-- begin --
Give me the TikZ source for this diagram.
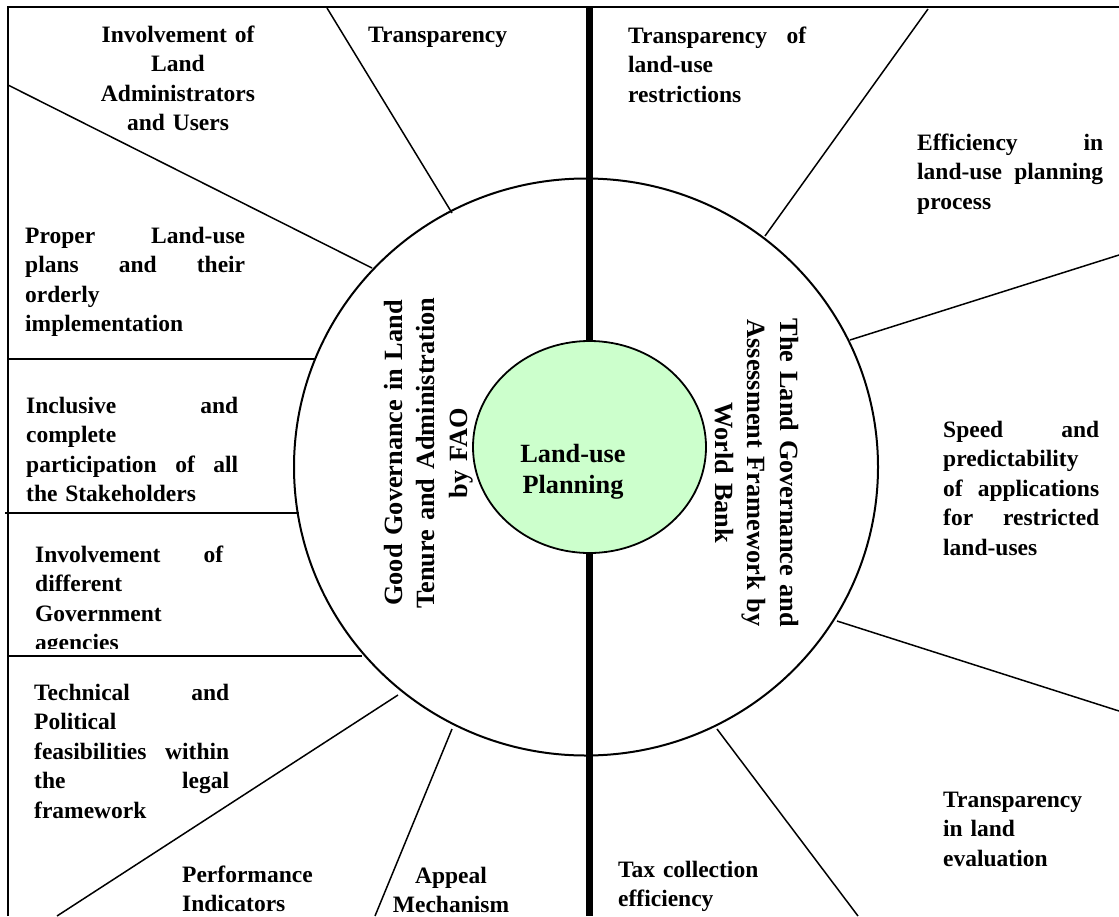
\documentclass[tikz,border=0pt]{standalone}
\usepackage{fontspec}
\setmainfont{Liberation Serif}
\usetikzlibrary{shapes.geometric}
% a justified line: words pushed apart to fill the given width
\newcommand\spreadline[2]{\leavevmode\hbox to #1{#2}}
\definecolor{hubgreen}{RGB}{204,255,204}
\begin{document}
\begin{tikzpicture}[x=1pt,y=-1pt,
  frame/.style={line width=2pt},
  spoke/.style={line width=1.5pt},
  axis/.style={line width=7pt},
  item/.style={font=\fontsize{23.5}{29.5}\selectfont\bfseries,
    inner sep=0pt, anchor=base west, align=left, text width=#1},
  item/.default=220pt,
  ctitem/.style={font=\fontsize{23.5}{29.5}\selectfont\bfseries,
    inner sep=0pt, anchor=base, align=center, text width=#1},
  ctitem/.default=200pt,
  heading/.style={font=\fontsize{26.3}{32.5}\selectfont\bfseries,
    inner sep=0pt, anchor=base, align=center, text width=360pt},
]
\useasboundingbox (0,0) rectangle (1119,916);

% outer frame (top and left edges)
\draw[frame] (8,916) -- (8,7) -- (1119,7);

% spoke end points: outer ends and ends on the ring
\coordinate (s1o) at (327,8);    \coordinate (s1i) at (452,213);
\coordinate (s2o) at (8,85);     \coordinate (s2i) at (372,268);
\coordinate (s3o) at (8,359);    \coordinate (s3i) at (315,359);
\coordinate (s4o) at (5,513);    \coordinate (s4i) at (299,513);
\coordinate (s5o) at (8,656);    \coordinate (s5i) at (362,656);
\coordinate (s6o) at (57,916);   \coordinate (s6i) at (398,695);
\coordinate (s7o) at (375,916);  \coordinate (s7i) at (452,729);
\coordinate (s8o) at (858,916);  \coordinate (s8i) at (717,729);
\coordinate (s9o) at (1119,711); \coordinate (s9i) at (837,621);
\coordinate (s10o) at (1119,255);\coordinate (s10i) at (850,340);
\coordinate (s11o) at (928,9);   \coordinate (s11i) at (765,236);

\foreach \k in {1,...,11}
  \draw[spoke] (s\k o) -- (s\k i);

% ring of the two frameworks
\draw[line width=2pt] (586,467) ellipse [x radius=292, y radius=288.5];

% dividing axis between the two frameworks
\coordinate (axtop) at (589.5,7);
\coordinate (axbot) at (589.5,916);
\draw[axis] (axtop) -- (axbot);

% hub
\node[draw, line width=1.8pt, fill=hubgreen, ellipse, minimum width=233,
  minimum height=212, inner sep=0pt] (hub) at (589.5,447) {};
\node[heading, font=\fontsize{26.3}{31}\selectfont\bfseries, text width=200pt]
  (hubtext) at (573,462) {Land-use\\Planning};

% framework titles
\node[heading, rotate=90] (fao) at (402,453)
  {Good Governance in Land\\Tenure and Administration\\by FAO};
\node[heading, rotate=-90] (wb) at (780,473)
  {The Land Governance and\\Assessment Framework by\\World Bank};

% FAO criteria
\node[ctitem] (c1) at (178,42)
  {Involvement of\\Land\\Administrators\\and Users};
\node[item] (c2) at (368,42) {Transparency};
\node[item=220pt] (c3) at (25,243)
  {\spreadline{220pt}{Proper\hfill Land-use}\\
   \spreadline{220pt}{plans\hfill and\hfill their}\\orderly\\implementation};
\node[item=212pt] (c4) at (26,413)
  {\spreadline{212pt}{Inclusive\hfill and}\\complete\\
   \spreadline{212pt}{participation\hfill of\hfill all}\\the Stakeholders};
\begin{scope}
  \clip (10,520) rectangle (300,648);
  \node[item=188pt] (c5) at (35,562)
    {\spreadline{188pt}{Involvement\hfill of}\\different\\Government\\agencies};
\end{scope}
\node[item=195pt] (c6) at (34,700)
  {\spreadline{195pt}{Technical\hfill and}\\Political\\
   \spreadline{195pt}{feasibilities\hfill within}\\
   \spreadline{195pt}{the\hfill legal}\\framework};
\node[item] (c7) at (182,882) {Performance\\Indicators};
\node[ctitem=150pt] (c8) at (451,883) {Appeal\\Mechanism};

% World Bank criteria
\node[item=178pt] (w1) at (628,43)
  {\spreadline{178pt}{Transparency\hfill of}\\land-use\\restrictions};
\node[item=186pt] (w2) at (917,150)
  {\spreadline{186pt}{Efficiency\hfill in}\\
   \spreadline{186pt}{land-use\hfill planning}\\process};
\node[item=156pt] (w3) at (943,437)
  {\spreadline{156pt}{Speed\hfill and}\\predictability\\
   \spreadline{156pt}{of\hfill applications}\\
   \spreadline{156pt}{for\hfill restricted}\\land-uses};
\node[item=170pt] (w4) at (943,807) {Transparency\\in land\\evaluation};
\node[item=170pt] (w5) at (618,877) {Tax collection\\efficiency};
\end{tikzpicture}
\end{document}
-- end --
• What is being asked: Repeat, exactly and in full, each line from the start of the data to the line that contains "(8,7) -- (1119,7);". Pictures do not go in.

• Reply:
Give me the TikZ source for this diagram.
\documentclass[tikz,border=0pt]{standalone}
\usepackage{fontspec}
\setmainfont{Liberation Serif}
\usetikzlibrary{shapes.geometric}
% a justified line: words pushed apart to fill the given width
\newcommand\spreadline[2]{\leavevmode\hbox to #1{#2}}
\definecolor{hubgreen}{RGB}{204,255,204}
\begin{document}
\begin{tikzpicture}[x=1pt,y=-1pt,
  frame/.style={line width=2pt},
  spoke/.style={line width=1.5pt},
  axis/.style={line width=7pt},
  item/.style={font=\fontsize{23.5}{29.5}\selectfont\bfseries,
    inner sep=0pt, anchor=base west, align=left, text width=#1},
  item/.default=220pt,
  ctitem/.style={font=\fontsize{23.5}{29.5}\selectfont\bfseries,
    inner sep=0pt, anchor=base, align=center, text width=#1},
  ctitem/.default=200pt,
  heading/.style={font=\fontsize{26.3}{32.5}\selectfont\bfseries,
    inner sep=0pt, anchor=base, align=center, text width=360pt},
]
\useasboundingbox (0,0) rectangle (1119,916);

% outer frame (top and left edges)
\draw[frame] (8,916) -- (8,7) -- (1119,7);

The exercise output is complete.